Agriculture Secretary Tom Vilsack said the funding is provided through the Agricultural Conservation Easement Program (ACEP), created by the 2014 farm bill to protect critical water resources and wildlife habitat, and encourage private owners to maintain land for farming and ranching. Through the voluntary sale of an easement, landowners limit future development to protect these key resources.
"The benefits of restoring, enhancing and protecting these working agricultural lands and critical wetlands cannot be overstated," Vilsack said in a release. "USDA is committed to preserving working agricultural lands to help protect the long-term viability of farming across the country as well as to restoring and protecting vital sensitive wetlands that provide important wildlife habitat and improve water quality."
ACEP's agricultural land easements not only protect the long-term viability of the nation's food supply by preventing conversion of productive working lands to non-agricultural uses, they also support environmental quality, wildlife habitat, historic preservation and protection of open spaces, USDA said. Native American Tribes, state and local governments and non-governmental organizations that have farmland or grassland protection programs are eligible to partner with NRCS to purchase conservation easements.

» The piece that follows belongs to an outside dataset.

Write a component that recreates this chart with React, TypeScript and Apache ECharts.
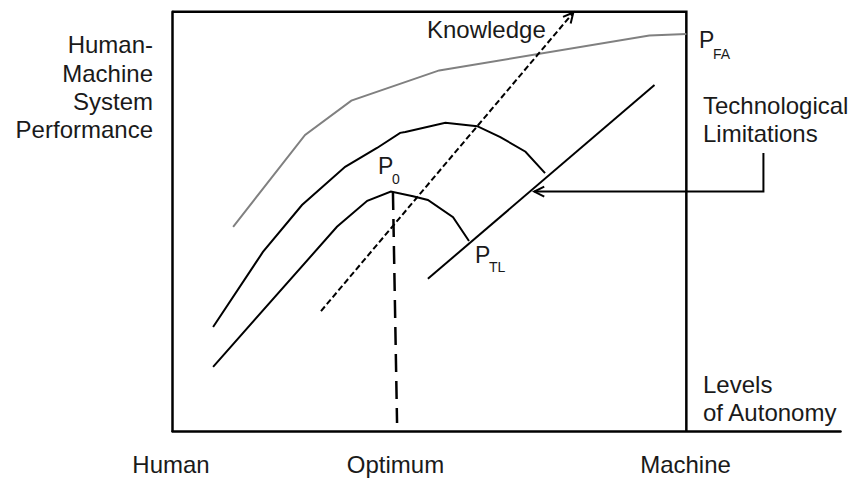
import React, { useEffect, useRef } from "react";
import * as echarts from "echarts";

// Coordinates: x = level of autonomy (0 = Human, 100 = Machine), y = performance (0..100)
const grayCurve: number[][] = [
  [11.8, 48.7], [25.8, 70.6], [34.8, 78.8], [51.9, 86.0], [92.8, 94.3], [100, 94.7],
];
const upperCurve: number[][] = [
  [7.9, 24.8], [17.6, 42.7], [25.2, 53.9], [33.6, 63.0], [39.8, 67.5], [44.3, 71.1],
  [45.3, 71.3], [53.1, 73.5], [59.3, 72.7], [63.8, 70.1], [68.7, 66.6], [72.5, 61.5],
];
const lowerCurve: number[][] = [
  [7.9, 15.3], [32.0, 48.7], [37.9, 54.9], [42.5, 57.1], [46.8, 56.0], [49.7, 55.1],
  [54.6, 51.0], [57.7, 45.3],
];
const techLimitLine: number[][] = [[49.7, 36.3], [93.8, 82.5]];
const knowledgeArrow: number[][] = [[28.9, 28.6], [78.0, 99.8]];
const optimumLine: number[][] = [[42.9, 57.0], [43.7, 1.9]];
const techArrow: number[][] = [[115.0, 66.3], [115.0, 57.1], [70.4, 57.1]];
const boxBorder: number[][] = [[0, 100], [100, 100], [100, 0]];
const arrowHeads: number[][] = [
  [28.9, 28.6, 78.0, 99.8],
  [115.0, 57.1, 70.4, 57.1],
];

const yTitle = ["Human-", "Machine", "System", "Performance"];
const xLabels = ["Human", "Optimum", "Machine"];

const FONT = '"Liberation Sans", Arial, Helvetica, sans-serif';
const TXT = "#1a1a1a";

export default function App() {
  const ref = useRef<HTMLDivElement>(null);
  useEffect(() => {
    if (!ref.current) return;
    const chart = echarts.init(ref.current, undefined, { renderer: "svg" });
    const lineS = (data: number[][], color: string, width: number, type: any = "solid", z = 2) => ({
      type: "line",
      data,
      symbol: "none",
      clip: false,
      silent: true,
      z,
      lineStyle: { color, width, type, cap: "butt", join: "miter" },
    });
    const text = (t: string, x: number, y: number, size: number, align = "left", lh?: number) => ({
      type: "text",
      x,
      y,
      silent: true,
      style: {
        text: t,
        fontSize: size,
        fontFamily: FONT,
        fill: TXT,
        align,
        verticalAlign: "middle",
        lineHeight: lh ?? size,
      },
    });
    chart.setOption({
      animation: false,
      backgroundColor: "#ffffff",
      grid: { left: 172.5, top: 11.7, width: 668, height: 419.3, containLabel: false },
      xAxis: {
        type: "value",
        min: 0,
        max: 130,
        axisLine: { show: true, lineStyle: { color: "#000", width: 2.5 } },
        axisTick: { show: false },
        axisLabel: { show: false },
        splitLine: { show: false },
      },
      yAxis: {
        type: "value",
        min: 0,
        max: 100,
        axisLine: { show: true, lineStyle: { color: "#000", width: 2.5 } },
        axisTick: { show: false },
        axisLabel: { show: false },
        splitLine: { show: false },
      },
      series: [
        lineS(boxBorder, "#000", 2.5),
        lineS(grayCurve, "#808080", 2),
        lineS(upperCurve, "#000", 2),
        lineS(lowerCurve, "#000", 2),
        lineS(techLimitLine, "#000", 2),
        lineS(knowledgeArrow, "#000", 2, [6, 3]),
        lineS(optimumLine, "#000", 2.5, [18, 9]),
        lineS(techArrow, "#000", 2),
        {
          type: "custom",
          data: arrowHeads,
          silent: true,
          z: 3,
          renderItem: (params: any, api: any) => {
            const p1 = api.coord([api.value(0), api.value(1)]);
            const p2 = api.coord([api.value(2), api.value(3)]);
            const dx = p2[0] - p1[0];
            const dy = p2[1] - p1[1];
            const d = Math.hypot(dx, dy) || 1;
            const ux = dx / d;
            const uy = dy / d;
            const L = 10;
            const W = 5;
            const bx = p2[0] - L * ux;
            const by = p2[1] - L * uy;
            return {
              type: "polyline",
              shape: {
                points: [
                  [bx - W * uy, by + W * ux],
                  [p2[0], p2[1]],
                  [bx + W * uy, by - W * ux],
                ],
              },
              style: { stroke: "#000", lineWidth: 2, fill: null },
            };
          },
        },
      ],
      graphic: [
        text(yTitle.join("\n"), 153, 87.3, 24, "right", 28.4),
        text("Knowledge", 427, 29.2, 24),
        text("Technological\nLimitations", 703, 119.7, 24, "left", 28),
        text("Levels\nof Autonomy", 703, 398.7, 24, "left", 28),
        text(xLabels[0], 171, 464.4, 24, "center"),
        text(xLabels[1], 395.5, 464.4, 24, "center"),
        text(xLabels[2], 685.5, 464.4, 24, "center"),
        text("P", 699, 40.4, 23),
        text("FA", 713, 54, 14),
        text("P", 378, 166.4, 23),
        text("0", 392, 178.5, 14),
        text("P", 475, 255.4, 23),
        text("TL", 489, 267, 14),
      ],
    });
    return () => chart.dispose();
  }, []);
  return (
    <div
      ref={ref}
      style={{ position: "absolute", left: 0, top: 0, width: 852, height: 478 }}
    />
  );
}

Wetland reserve easements allow landowners to successfully restore, enhance and protect habitat for wildlife on their lands, reduce damage from flooding, recharge groundwater and provide outdoor recreational and educational opportunities. Eligible landowners can choose to enroll in a permanent or 30-year easement. Tribal landowners also have the option of enrolling in 30-year contracts.
USDA provided several examples of how the program works. In north-central Iowa, ACEP funds have been used to add nearly 400 acres to an existing contiguous 600 acre wetland complex protecting the recently restored public Big Wall Lake. In Colorado, two land trusts in plan to use ACEP funds to enroll 1,805 acres to protect critical sage grouse habitat in Saguache County and in the Upper Colorado River Corridor Priority Landscape located in Grand County.
In in the 2014 and 2015 fiscal year, NRCS invested more than $600 million in ACEP funding to help landowners engage in voluntary conservation to provide long-term protection of an estimated 250,000 acres of farmland, grassland, and wetlands through more than 750 new easements, USDA said.